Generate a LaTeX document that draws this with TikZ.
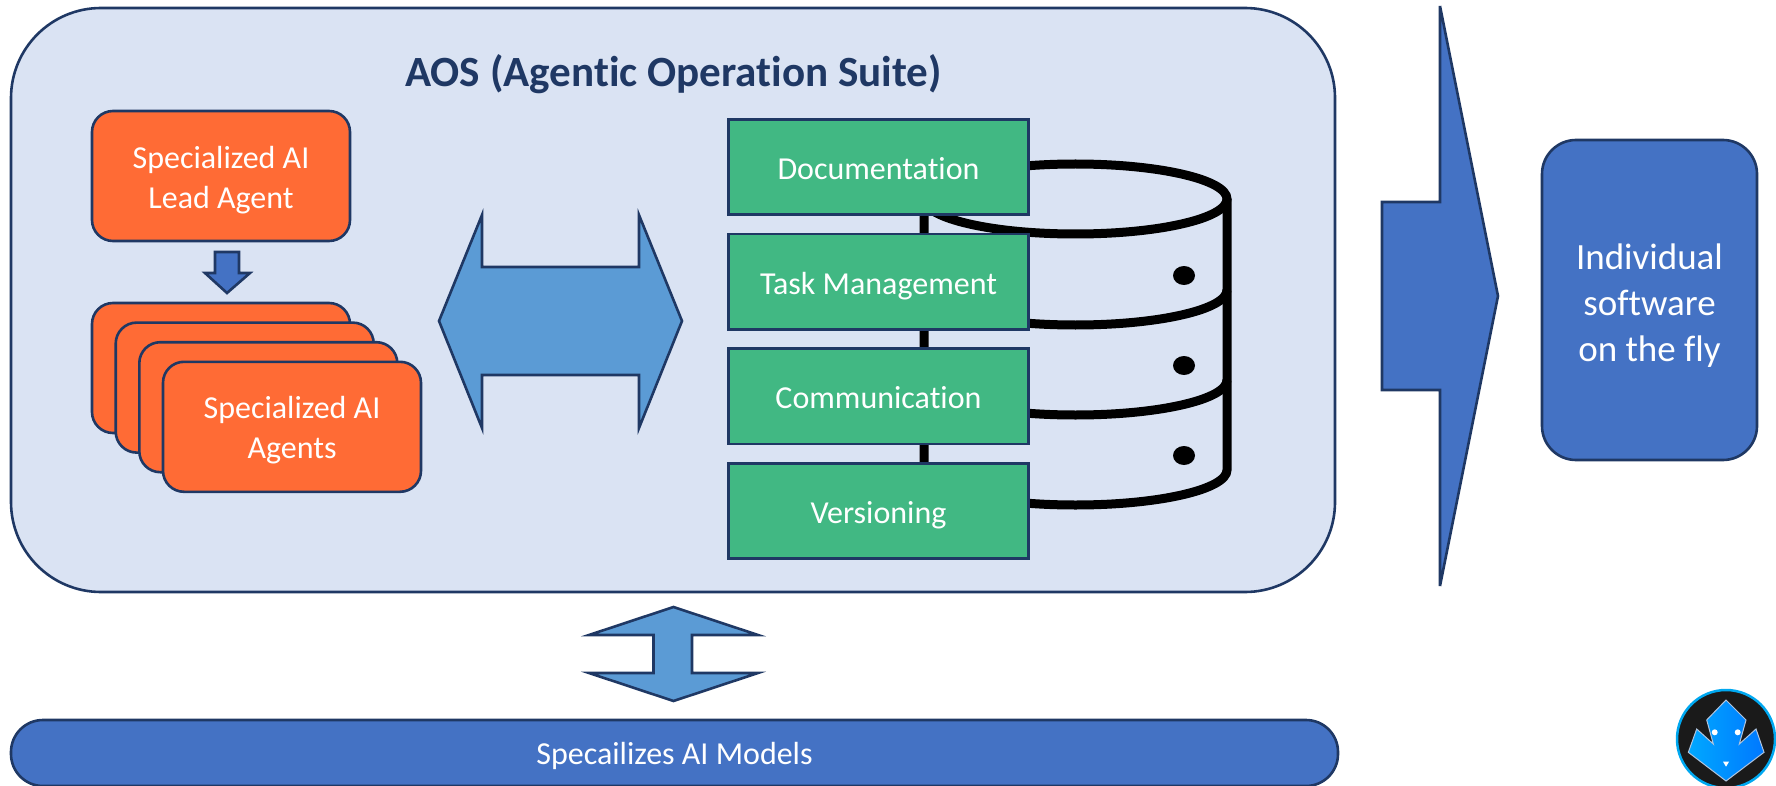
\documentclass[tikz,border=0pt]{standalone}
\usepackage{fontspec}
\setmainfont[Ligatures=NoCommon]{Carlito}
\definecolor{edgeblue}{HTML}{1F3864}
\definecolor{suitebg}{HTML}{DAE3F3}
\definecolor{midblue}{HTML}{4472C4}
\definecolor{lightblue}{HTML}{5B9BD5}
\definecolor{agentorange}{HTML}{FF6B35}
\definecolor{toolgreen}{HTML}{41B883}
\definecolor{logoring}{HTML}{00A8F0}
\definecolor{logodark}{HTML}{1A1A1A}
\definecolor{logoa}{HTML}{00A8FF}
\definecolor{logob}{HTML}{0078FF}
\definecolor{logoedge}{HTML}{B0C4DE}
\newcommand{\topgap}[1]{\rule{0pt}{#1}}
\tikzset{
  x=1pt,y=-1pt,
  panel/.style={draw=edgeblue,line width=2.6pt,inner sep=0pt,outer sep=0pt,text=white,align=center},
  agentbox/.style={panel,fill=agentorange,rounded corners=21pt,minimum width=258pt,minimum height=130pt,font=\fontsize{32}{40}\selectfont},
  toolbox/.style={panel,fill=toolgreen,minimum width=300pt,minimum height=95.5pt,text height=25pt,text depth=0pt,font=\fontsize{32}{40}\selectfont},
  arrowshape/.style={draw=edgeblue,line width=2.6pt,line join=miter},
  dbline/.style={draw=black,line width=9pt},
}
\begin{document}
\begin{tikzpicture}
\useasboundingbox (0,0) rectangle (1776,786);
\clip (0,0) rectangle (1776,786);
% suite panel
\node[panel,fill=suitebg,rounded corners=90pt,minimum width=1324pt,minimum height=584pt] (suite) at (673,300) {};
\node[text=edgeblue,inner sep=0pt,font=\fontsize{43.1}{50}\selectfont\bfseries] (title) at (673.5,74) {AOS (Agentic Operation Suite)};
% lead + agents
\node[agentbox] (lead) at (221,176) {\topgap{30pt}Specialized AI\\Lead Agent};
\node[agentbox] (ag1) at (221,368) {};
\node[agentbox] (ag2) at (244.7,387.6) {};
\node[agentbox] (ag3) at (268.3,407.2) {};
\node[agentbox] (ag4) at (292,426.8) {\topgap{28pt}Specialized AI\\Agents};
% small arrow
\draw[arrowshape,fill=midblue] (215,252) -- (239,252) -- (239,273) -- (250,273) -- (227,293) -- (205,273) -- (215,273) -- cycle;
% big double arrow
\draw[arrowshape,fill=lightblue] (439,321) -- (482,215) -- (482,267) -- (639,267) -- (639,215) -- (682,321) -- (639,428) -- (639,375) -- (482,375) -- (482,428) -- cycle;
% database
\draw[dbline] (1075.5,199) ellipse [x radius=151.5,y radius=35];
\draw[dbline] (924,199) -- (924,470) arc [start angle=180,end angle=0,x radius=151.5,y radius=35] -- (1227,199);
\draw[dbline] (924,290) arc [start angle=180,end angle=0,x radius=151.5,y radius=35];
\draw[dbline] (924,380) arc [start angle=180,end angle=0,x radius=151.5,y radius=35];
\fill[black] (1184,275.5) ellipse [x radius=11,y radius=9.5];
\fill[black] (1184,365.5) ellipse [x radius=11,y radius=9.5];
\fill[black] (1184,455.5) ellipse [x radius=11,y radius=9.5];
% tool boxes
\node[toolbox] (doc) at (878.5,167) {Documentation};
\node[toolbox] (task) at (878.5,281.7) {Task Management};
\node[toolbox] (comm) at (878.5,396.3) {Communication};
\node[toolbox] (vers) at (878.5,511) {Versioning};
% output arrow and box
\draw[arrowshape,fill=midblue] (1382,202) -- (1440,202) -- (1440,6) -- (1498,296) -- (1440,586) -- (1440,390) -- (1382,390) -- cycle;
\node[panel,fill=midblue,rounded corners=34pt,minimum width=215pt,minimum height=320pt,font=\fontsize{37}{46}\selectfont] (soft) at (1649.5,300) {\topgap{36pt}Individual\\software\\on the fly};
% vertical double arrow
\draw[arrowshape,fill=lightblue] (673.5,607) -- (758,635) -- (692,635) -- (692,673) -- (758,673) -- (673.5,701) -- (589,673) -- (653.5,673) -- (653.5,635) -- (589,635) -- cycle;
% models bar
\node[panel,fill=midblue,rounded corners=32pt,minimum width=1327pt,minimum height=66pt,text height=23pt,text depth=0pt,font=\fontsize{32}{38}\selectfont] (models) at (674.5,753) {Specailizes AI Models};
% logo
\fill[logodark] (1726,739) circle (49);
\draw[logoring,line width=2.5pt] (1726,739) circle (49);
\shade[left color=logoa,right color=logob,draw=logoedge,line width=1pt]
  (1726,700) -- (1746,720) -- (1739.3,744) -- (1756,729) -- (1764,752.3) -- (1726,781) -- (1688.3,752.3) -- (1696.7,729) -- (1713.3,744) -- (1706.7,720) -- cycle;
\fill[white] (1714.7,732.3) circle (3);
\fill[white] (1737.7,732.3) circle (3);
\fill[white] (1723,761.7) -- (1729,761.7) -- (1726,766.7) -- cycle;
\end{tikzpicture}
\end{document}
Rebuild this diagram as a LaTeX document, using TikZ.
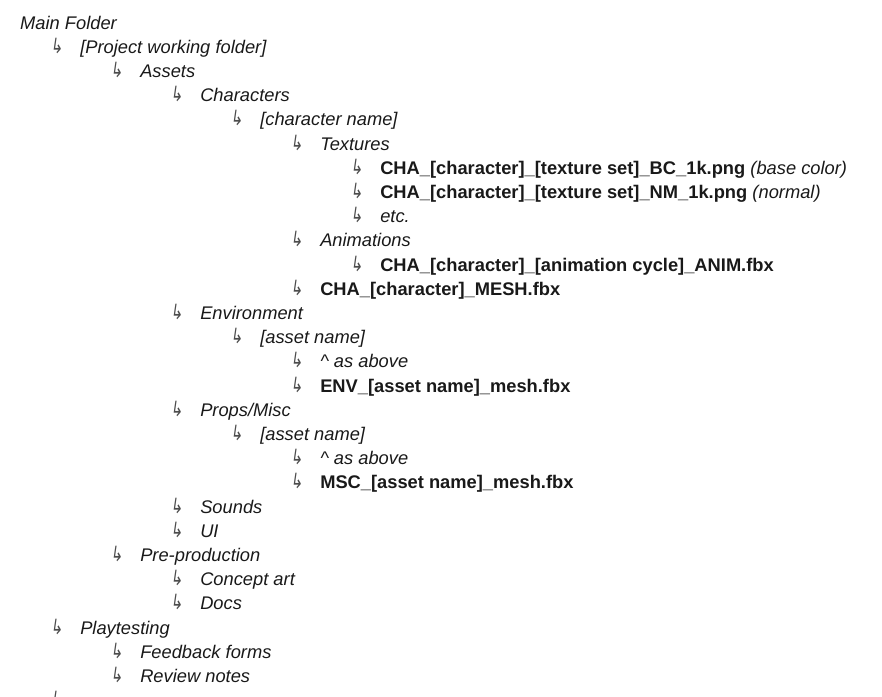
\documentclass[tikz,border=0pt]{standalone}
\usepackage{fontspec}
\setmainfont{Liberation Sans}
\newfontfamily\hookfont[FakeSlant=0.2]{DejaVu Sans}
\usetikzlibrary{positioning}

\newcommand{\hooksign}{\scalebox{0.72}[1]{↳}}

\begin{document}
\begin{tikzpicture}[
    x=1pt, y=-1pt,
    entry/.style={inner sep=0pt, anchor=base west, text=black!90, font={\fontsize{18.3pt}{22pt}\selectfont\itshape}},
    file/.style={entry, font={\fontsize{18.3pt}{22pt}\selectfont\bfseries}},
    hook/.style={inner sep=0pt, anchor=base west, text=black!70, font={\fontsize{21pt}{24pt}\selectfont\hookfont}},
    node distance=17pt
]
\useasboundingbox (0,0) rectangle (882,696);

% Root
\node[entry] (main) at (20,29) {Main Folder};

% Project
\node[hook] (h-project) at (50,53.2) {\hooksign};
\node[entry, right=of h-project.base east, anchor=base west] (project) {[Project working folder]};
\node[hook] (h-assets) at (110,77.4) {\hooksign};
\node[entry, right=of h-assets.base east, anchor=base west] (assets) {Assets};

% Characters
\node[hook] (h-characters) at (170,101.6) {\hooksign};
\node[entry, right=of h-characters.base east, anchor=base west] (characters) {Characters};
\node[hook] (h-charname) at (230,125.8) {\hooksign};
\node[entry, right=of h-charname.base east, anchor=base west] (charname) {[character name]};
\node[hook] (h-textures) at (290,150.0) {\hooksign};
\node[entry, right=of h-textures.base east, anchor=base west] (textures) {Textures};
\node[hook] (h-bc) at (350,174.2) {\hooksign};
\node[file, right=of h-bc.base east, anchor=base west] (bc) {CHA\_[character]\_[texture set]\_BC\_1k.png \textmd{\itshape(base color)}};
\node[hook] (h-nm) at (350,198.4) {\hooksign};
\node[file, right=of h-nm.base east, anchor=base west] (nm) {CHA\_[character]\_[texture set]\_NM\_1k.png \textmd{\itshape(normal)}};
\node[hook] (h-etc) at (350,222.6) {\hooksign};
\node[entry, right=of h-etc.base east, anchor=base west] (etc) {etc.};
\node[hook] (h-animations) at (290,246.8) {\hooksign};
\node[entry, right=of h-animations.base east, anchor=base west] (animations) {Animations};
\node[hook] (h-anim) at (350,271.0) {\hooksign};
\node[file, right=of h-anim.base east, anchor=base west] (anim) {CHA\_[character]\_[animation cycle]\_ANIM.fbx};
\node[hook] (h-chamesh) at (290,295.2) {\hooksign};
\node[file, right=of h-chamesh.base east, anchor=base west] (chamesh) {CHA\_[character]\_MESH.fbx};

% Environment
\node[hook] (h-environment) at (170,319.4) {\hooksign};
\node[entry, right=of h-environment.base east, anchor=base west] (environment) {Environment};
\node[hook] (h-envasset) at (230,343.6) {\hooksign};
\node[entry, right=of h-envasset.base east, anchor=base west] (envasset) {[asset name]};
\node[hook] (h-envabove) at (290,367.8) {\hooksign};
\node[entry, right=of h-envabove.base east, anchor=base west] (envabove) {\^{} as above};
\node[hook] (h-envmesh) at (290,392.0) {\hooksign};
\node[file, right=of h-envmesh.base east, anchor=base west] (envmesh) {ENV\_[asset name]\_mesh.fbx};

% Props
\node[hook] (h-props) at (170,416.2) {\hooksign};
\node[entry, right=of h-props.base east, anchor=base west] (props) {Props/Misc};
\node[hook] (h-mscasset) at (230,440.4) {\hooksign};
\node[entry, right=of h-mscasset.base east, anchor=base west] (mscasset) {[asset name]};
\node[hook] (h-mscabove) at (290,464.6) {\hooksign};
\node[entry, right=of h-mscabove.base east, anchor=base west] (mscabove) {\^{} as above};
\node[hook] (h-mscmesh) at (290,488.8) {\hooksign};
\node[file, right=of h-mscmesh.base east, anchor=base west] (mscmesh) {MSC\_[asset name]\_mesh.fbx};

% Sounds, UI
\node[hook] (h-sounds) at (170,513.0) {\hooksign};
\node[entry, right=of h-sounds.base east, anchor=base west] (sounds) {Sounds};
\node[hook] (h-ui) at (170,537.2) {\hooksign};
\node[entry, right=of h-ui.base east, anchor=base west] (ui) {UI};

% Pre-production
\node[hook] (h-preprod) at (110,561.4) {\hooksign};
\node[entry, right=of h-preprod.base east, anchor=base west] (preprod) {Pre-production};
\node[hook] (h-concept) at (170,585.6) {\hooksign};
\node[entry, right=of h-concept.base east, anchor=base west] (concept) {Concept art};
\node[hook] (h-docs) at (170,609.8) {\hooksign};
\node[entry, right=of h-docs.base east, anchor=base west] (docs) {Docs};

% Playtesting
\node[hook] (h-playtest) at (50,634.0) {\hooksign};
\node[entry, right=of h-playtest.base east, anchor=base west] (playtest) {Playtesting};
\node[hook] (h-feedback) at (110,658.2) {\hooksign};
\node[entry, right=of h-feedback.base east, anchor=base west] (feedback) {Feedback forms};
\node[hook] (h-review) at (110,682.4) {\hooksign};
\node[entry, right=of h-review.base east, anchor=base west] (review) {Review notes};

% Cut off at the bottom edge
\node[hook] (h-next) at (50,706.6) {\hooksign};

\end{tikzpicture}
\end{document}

> _DIRECTION_
Transcribe, exactly as written, the lines starting at the one with "Rebuild this diagram" and ending at the one with "h-assets.base east, anchor=base", and nothing more. Pictures are not part of the copy.

> _RESPONSE_
Rebuild this diagram as a LaTeX document, using TikZ.
\documentclass[tikz,border=0pt]{standalone}
\usepackage{fontspec}
\setmainfont{Liberation Sans}
\newfontfamily\hookfont[FakeSlant=0.2]{DejaVu Sans}
\usetikzlibrary{positioning}

\newcommand{\hooksign}{\scalebox{0.72}[1]{↳}}

\begin{document}
\begin{tikzpicture}[
    x=1pt, y=-1pt,
    entry/.style={inner sep=0pt, anchor=base west, text=black!90, font={\fontsize{18.3pt}{22pt}\selectfont\itshape}},
    file/.style={entry, font={\fontsize{18.3pt}{22pt}\selectfont\bfseries}},
    hook/.style={inner sep=0pt, anchor=base west, text=black!70, font={\fontsize{21pt}{24pt}\selectfont\hookfont}},
    node distance=17pt
]
\useasboundingbox (0,0) rectangle (882,696);

% Root
\node[entry] (main) at (20,29) {Main Folder};

% Project
\node[hook] (h-project) at (50,53.2) {\hooksign};
\node[entry, right=of h-project.base east, anchor=base west] (project) {[Project working folder]};
\node[hook] (h-assets) at (110,77.4) {\hooksign};
\node[entry, right=of h-assets.base east, anchor=base west] (assets) {Assets};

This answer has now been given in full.